BEGIN

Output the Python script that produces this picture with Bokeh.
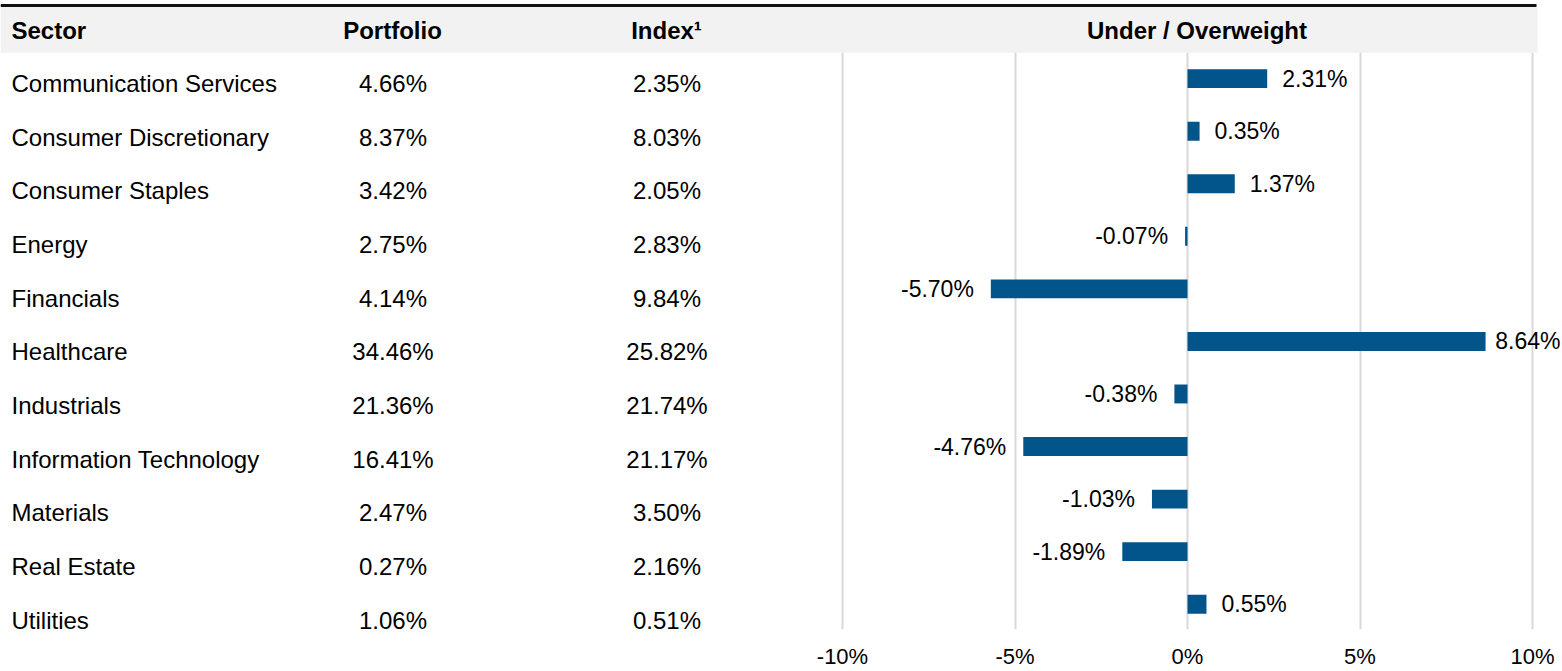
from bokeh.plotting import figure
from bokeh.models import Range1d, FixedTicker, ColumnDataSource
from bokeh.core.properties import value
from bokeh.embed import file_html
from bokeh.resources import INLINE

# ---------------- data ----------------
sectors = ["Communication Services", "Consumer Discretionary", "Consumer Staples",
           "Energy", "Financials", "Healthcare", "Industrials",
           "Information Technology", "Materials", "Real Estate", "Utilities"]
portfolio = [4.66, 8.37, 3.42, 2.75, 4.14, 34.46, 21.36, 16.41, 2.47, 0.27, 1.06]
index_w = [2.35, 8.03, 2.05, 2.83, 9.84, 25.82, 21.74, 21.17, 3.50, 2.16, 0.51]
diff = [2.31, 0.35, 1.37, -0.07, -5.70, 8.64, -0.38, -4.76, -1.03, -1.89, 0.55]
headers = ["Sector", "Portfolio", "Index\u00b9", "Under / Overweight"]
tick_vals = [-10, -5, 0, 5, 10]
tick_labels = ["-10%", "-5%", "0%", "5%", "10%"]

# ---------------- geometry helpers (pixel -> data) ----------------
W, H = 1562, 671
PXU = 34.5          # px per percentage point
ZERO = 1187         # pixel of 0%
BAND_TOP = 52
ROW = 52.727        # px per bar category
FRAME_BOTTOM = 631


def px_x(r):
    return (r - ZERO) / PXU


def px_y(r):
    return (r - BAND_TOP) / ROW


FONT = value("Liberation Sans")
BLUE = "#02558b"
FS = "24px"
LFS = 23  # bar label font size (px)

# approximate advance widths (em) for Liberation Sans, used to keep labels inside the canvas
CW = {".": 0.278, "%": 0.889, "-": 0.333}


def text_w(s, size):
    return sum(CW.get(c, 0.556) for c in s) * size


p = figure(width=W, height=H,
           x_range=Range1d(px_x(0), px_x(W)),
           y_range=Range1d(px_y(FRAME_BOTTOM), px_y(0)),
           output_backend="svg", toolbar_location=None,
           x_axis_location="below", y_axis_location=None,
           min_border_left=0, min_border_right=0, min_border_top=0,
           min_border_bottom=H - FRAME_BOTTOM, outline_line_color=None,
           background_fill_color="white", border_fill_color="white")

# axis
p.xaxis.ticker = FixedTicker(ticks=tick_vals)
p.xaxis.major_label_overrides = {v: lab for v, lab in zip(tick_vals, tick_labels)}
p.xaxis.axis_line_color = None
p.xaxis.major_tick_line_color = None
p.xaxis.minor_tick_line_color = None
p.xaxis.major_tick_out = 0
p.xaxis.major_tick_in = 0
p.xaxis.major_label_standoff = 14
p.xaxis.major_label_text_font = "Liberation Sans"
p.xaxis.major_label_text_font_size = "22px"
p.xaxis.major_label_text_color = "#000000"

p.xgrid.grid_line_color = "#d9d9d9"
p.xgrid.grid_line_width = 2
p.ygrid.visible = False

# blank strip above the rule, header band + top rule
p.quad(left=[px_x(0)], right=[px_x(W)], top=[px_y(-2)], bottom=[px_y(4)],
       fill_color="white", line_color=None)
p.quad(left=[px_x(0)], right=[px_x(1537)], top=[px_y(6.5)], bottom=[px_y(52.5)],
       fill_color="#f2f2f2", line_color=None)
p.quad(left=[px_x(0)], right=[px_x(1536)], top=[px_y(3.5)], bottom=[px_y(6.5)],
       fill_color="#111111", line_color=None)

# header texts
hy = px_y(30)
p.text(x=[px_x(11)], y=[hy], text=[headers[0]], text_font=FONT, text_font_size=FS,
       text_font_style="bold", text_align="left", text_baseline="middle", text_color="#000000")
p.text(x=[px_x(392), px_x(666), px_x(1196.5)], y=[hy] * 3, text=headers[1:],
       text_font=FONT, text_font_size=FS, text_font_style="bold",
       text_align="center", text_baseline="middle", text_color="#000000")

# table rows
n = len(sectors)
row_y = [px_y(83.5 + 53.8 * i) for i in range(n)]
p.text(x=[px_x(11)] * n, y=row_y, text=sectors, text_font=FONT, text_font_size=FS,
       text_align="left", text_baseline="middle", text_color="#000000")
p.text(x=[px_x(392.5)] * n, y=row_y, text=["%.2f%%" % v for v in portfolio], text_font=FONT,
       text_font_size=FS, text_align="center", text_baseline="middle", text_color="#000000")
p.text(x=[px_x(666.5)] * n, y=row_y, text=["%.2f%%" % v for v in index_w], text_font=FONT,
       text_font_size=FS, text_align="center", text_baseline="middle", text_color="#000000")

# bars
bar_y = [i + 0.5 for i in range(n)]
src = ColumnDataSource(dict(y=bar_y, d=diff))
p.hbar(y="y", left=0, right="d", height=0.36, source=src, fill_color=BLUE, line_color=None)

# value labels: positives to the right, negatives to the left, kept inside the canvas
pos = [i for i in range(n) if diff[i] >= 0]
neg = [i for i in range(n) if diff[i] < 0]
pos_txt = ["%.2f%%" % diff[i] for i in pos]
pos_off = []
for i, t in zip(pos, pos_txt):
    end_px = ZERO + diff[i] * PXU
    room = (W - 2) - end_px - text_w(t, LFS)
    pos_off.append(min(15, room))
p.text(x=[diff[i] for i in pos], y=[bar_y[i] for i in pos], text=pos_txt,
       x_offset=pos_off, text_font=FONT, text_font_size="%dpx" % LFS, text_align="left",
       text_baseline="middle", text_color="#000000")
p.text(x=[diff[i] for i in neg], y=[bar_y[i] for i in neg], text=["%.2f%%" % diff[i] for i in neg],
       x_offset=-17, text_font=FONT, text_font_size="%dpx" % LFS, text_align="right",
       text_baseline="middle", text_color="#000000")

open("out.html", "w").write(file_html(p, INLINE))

END
BEGIN

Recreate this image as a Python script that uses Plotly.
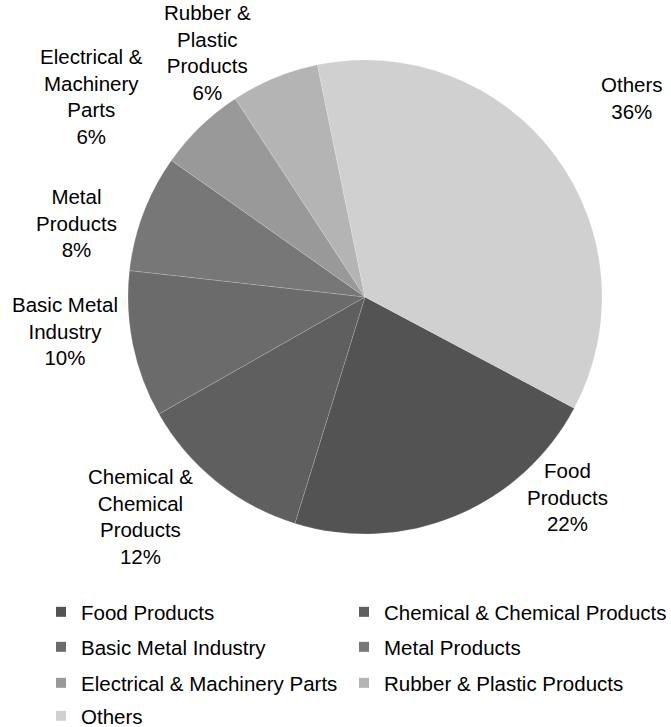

END
BEGIN

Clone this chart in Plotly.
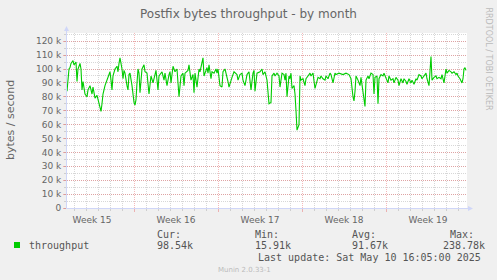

END

Using the entries above, write out exactly the lines from the one with "Output the Python" through the one with "from bokeh.resources import INLINE", ends included. Leave out any pictures.

**Response to this task:**
Output the Python script that produces this picture with Bokeh.
from bokeh.plotting import figure
from bokeh.models import Range1d, FixedTicker, ColumnDataSource
from bokeh.core.properties import value
from bokeh.embed import file_html
from bokeh.resources import INLINE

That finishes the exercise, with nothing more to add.